Work instructions
Print all of the lines exactly. Any picture among them stays out.
================
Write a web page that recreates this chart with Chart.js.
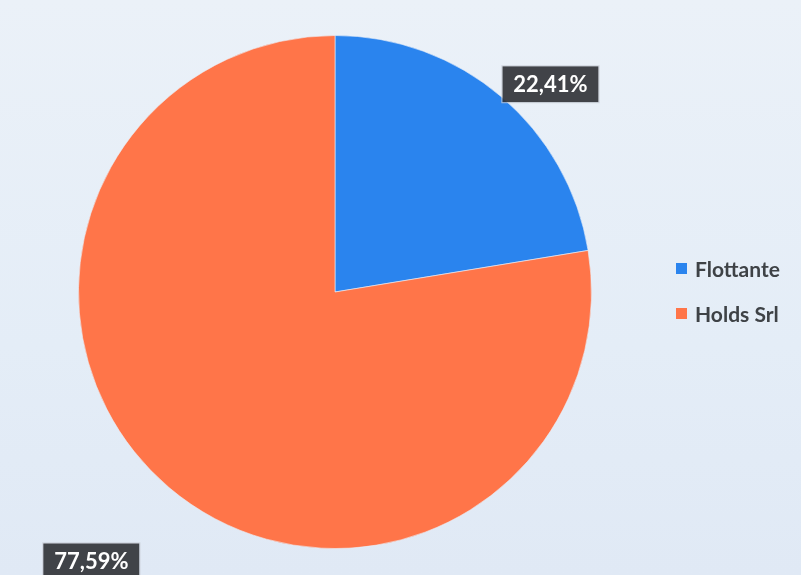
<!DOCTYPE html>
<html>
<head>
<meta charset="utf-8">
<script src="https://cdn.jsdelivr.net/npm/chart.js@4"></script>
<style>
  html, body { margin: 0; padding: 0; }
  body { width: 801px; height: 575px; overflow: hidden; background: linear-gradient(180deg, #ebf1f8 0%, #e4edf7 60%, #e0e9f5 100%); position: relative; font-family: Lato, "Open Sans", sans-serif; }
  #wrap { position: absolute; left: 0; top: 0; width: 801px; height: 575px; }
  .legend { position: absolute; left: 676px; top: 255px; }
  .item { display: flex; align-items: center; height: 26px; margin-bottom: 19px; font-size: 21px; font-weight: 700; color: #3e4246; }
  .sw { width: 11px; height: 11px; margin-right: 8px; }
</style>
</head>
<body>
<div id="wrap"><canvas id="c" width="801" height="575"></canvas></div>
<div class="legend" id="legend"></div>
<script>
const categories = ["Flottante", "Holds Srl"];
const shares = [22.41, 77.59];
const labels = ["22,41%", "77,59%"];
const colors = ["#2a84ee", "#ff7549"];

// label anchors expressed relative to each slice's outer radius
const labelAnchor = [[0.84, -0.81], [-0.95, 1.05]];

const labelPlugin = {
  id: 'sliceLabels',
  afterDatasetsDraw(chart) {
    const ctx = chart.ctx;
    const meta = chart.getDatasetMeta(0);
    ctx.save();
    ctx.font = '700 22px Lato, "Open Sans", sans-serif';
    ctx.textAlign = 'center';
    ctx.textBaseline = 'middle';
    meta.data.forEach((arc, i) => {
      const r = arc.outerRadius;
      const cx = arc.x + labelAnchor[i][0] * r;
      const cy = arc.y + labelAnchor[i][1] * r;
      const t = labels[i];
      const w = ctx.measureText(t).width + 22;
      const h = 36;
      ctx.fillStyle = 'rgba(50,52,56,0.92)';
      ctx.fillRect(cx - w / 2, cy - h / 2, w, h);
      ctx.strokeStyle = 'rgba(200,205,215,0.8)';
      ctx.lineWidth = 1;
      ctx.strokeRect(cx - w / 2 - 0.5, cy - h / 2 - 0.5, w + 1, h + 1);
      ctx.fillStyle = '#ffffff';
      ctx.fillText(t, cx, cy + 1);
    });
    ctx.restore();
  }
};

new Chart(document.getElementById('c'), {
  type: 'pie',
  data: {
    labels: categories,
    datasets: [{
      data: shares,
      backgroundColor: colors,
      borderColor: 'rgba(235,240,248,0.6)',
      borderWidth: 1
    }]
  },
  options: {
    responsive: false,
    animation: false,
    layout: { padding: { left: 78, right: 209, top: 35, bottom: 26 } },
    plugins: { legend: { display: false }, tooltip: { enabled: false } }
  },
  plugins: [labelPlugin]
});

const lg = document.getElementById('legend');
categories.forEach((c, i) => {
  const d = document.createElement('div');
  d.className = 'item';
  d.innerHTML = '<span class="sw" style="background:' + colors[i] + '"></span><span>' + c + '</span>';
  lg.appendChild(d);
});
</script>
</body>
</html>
================
The response
Write a web page that recreates this chart with Chart.js.
<!DOCTYPE html>
<html>
<head>
<meta charset="utf-8">
<script src="https://cdn.jsdelivr.net/npm/chart.js@4"></script>
<style>
  html, body { margin: 0; padding: 0; }
  body { width: 801px; height: 575px; overflow: hidden; background: linear-gradient(180deg, #ebf1f8 0%, #e4edf7 60%, #e0e9f5 100%); position: relative; font-family: Lato, "Open Sans", sans-serif; }
  #wrap { position: absolute; left: 0; top: 0; width: 801px; height: 575px; }
  .legend { position: absolute; left: 676px; top: 255px; }
  .item { display: flex; align-items: center; height: 26px; margin-bottom: 19px; font-size: 21px; font-weight: 700; color: #3e4246; }
  .sw { width: 11px; height: 11px; margin-right: 8px; }
</style>
</head>
<body>
<div id="wrap"><canvas id="c" width="801" height="575"></canvas></div>
<div class="legend" id="legend"></div>
<script>
const categories = ["Flottante", "Holds Srl"];
const shares = [22.41, 77.59];
const labels = ["22,41%", "77,59%"];
const colors = ["#2a84ee", "#ff7549"];

// label anchors expressed relative to each slice's outer radius
const labelAnchor = [[0.84, -0.81], [-0.95, 1.05]];

const labelPlugin = {
  id: 'sliceLabels',
  afterDatasetsDraw(chart) {
    const ctx = chart.ctx;
    const meta = chart.getDatasetMeta(0);
    ctx.save();
    ctx.font = '700 22px Lato, "Open Sans", sans-serif';
    ctx.textAlign = 'center';
    ctx.textBaseline = 'middle';
    meta.data.forEach((arc, i) => {
      const r = arc.outerRadius;
      const cx = arc.x + labelAnchor[i][0] * r;
      const cy = arc.y + labelAnchor[i][1] * r;
      const t = labels[i];
      const w = ctx.measureText(t).width + 22;
      const h = 36;
      ctx.fillStyle = 'rgba(50,52,56,0.92)';
      ctx.fillRect(cx - w / 2, cy - h / 2, w, h);
      ctx.strokeStyle = 'rgba(200,205,215,0.8)';
      ctx.lineWidth = 1;
      ctx.strokeRect(cx - w / 2 - 0.5, cy - h / 2 - 0.5, w + 1, h + 1);
      ctx.fillStyle = '#ffffff';
      ctx.fillText(t, cx, cy + 1);
    });
    ctx.restore();
  }
};

new Chart(document.getElementById('c'), {
  type: 'pie',
  data: {
    labels: categories,
    datasets: [{
      data: shares,
      backgroundColor: colors,
      borderColor: 'rgba(235,240,248,0.6)',
      borderWidth: 1
    }]
  },
  options: {
    responsive: false,
    animation: false,
    layout: { padding: { left: 78, right: 209, top: 35, bottom: 26 } },
    plugins: { legend: { display: false }, tooltip: { enabled: false } }
  },
  plugins: [labelPlugin]
});

const lg = document.getElementById('legend');
categories.forEach((c, i) => {
  const d = document.createElement('div');
  d.className = 'item';
  d.innerHTML = '<span class="sw" style="background:' + colors[i] + '"></span><span>' + c + '</span>';
  lg.appendChild(d);
});
</script>
</body>
</html>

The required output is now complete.